▶ **Recorded data**:

--

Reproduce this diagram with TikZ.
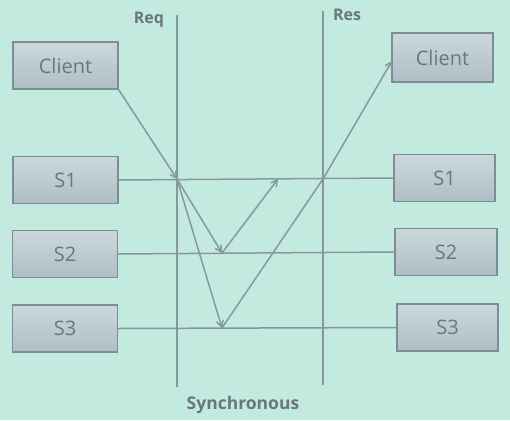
\documentclass[tikz,border=0pt]{standalone}
\usepackage{fontspec}
\setmainfont{Open Sans}
\usetikzlibrary{arrows.meta}
\definecolor{bg}{HTML}{C3EADF}
\definecolor{ln}{HTML}{8797A0}
\definecolor{boxtop}{HTML}{CBD8DB}
\definecolor{boxbot}{HTML}{AFBEC4}
\definecolor{boxedge}{HTML}{7E8D95}
\definecolor{txt}{HTML}{6B767C}
\tikzset{
  srvbox/.style={draw=boxedge, line width=1.3pt, top color=boxtop, bottom color=boxbot,
    minimum width=105pt, minimum height=47pt, inner sep=0pt, text=txt,
    font=\fontsize{20}{23}\selectfont},
  wire/.style={draw=ln, line width=1.5pt},
  msg/.style={wire, -{Straight Barb[length=6pt,width=7pt]}},
  lbl/.style={text=txt, font=\bfseries\fontsize{16}{18}\selectfont, inner sep=0pt}
}
\begin{document}
\begin{tikzpicture}[x=1pt,y=-1pt]
\fill[bg] (0,0) rectangle (510,420);
\useasboundingbox (0,0) rectangle (510,420);
% boxes
\node[srvbox] (lc) at (65.5,65.5) {Client};
\node[srvbox] (l1) at (65.5,180) {S1};
\node[srvbox] (l2) at (65,254) {S2};
\node[srvbox] (l3) at (65,328.5) {S3};
\node[srvbox, minimum width=101pt, minimum height=49pt] (rc) at (442.5,57.5) {Client};
\node[srvbox, minimum width=101pt] (r1) at (444.5,178) {S1};
\node[srvbox, minimum width=102pt] (r2) at (446,252) {S2};
\node[srvbox, minimum width=101pt] (r3) at (447.5,327.5) {S3};
% timelines
\coordinate (reqtop) at (177,15);
\coordinate (reqbot) at (177,387);
\coordinate (restop) at (323,11);
\coordinate (resbot) at (323,385);
\draw[wire] (reqtop) -- (reqbot);
\draw[wire] (restop) -- (resbot);
\draw[wire] (l1.east) -- (r1.west);
\draw[wire] (l2.east) -- (r2.west);
\draw[wire] (l3.east) -- (r3.west);
% labels
\node[lbl] (req) at (149,20) {Req};
\node[lbl] (res) at (347,15) {Res};
\node[lbl, font=\bfseries\fontsize{17.5}{20}\selectfont] (sync) at (243,405) {Synchronous};
% message points
\coordinate (a) at (177,179);
\coordinate (b) at (222,253);
\coordinate (c) at (278,179);
\coordinate (d) at (222,328);
\coordinate (e) at (323,179);
\coordinate (f) at (392,61);
\draw[msg] (lc.south east) -- (a);
\draw[msg] (a) -- (b);
\draw[msg] (b) -- (c);
\draw[msg] (a) -- (d);
\draw[wire] (d) -- (e);
\draw[msg] (e) -- (f);
\end{tikzpicture}
\end{document}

--

▶ **The request**:
Repeat the data above exactly, but not the pictures.

▶ **Response for this exercise**:
Reproduce this diagram with TikZ.
\documentclass[tikz,border=0pt]{standalone}
\usepackage{fontspec}
\setmainfont{Open Sans}
\usetikzlibrary{arrows.meta}
\definecolor{bg}{HTML}{C3EADF}
\definecolor{ln}{HTML}{8797A0}
\definecolor{boxtop}{HTML}{CBD8DB}
\definecolor{boxbot}{HTML}{AFBEC4}
\definecolor{boxedge}{HTML}{7E8D95}
\definecolor{txt}{HTML}{6B767C}
\tikzset{
  srvbox/.style={draw=boxedge, line width=1.3pt, top color=boxtop, bottom color=boxbot,
    minimum width=105pt, minimum height=47pt, inner sep=0pt, text=txt,
    font=\fontsize{20}{23}\selectfont},
  wire/.style={draw=ln, line width=1.5pt},
  msg/.style={wire, -{Straight Barb[length=6pt,width=7pt]}},
  lbl/.style={text=txt, font=\bfseries\fontsize{16}{18}\selectfont, inner sep=0pt}
}
\begin{document}
\begin{tikzpicture}[x=1pt,y=-1pt]
\fill[bg] (0,0) rectangle (510,420);
\useasboundingbox (0,0) rectangle (510,420);
% boxes
\node[srvbox] (lc) at (65.5,65.5) {Client};
\node[srvbox] (l1) at (65.5,180) {S1};
\node[srvbox] (l2) at (65,254) {S2};
\node[srvbox] (l3) at (65,328.5) {S3};
\node[srvbox, minimum width=101pt, minimum height=49pt] (rc) at (442.5,57.5) {Client};
\node[srvbox, minimum width=101pt] (r1) at (444.5,178) {S1};
\node[srvbox, minimum width=102pt] (r2) at (446,252) {S2};
\node[srvbox, minimum width=101pt] (r3) at (447.5,327.5) {S3};
% timelines
\coordinate (reqtop) at (177,15);
\coordinate (reqbot) at (177,387);
\coordinate (restop) at (323,11);
\coordinate (resbot) at (323,385);
\draw[wire] (reqtop) -- (reqbot);
\draw[wire] (restop) -- (resbot);
\draw[wire] (l1.east) -- (r1.west);
\draw[wire] (l2.east) -- (r2.west);
\draw[wire] (l3.east) -- (r3.west);
% labels
\node[lbl] (req) at (149,20) {Req};
\node[lbl] (res) at (347,15) {Res};
\node[lbl, font=\bfseries\fontsize{17.5}{20}\selectfont] (sync) at (243,405) {Synchronous};
% message points
\coordinate (a) at (177,179);
\coordinate (b) at (222,253);
\coordinate (c) at (278,179);
\coordinate (d) at (222,328);
\coordinate (e) at (323,179);
\coordinate (f) at (392,61);
\draw[msg] (lc.south east) -- (a);
\draw[msg] (a) -- (b);
\draw[msg] (b) -- (c);
\draw[msg] (a) -- (d);
\draw[wire] (d) -- (e);
\draw[msg] (e) -- (f);
\end{tikzpicture}
\end{document}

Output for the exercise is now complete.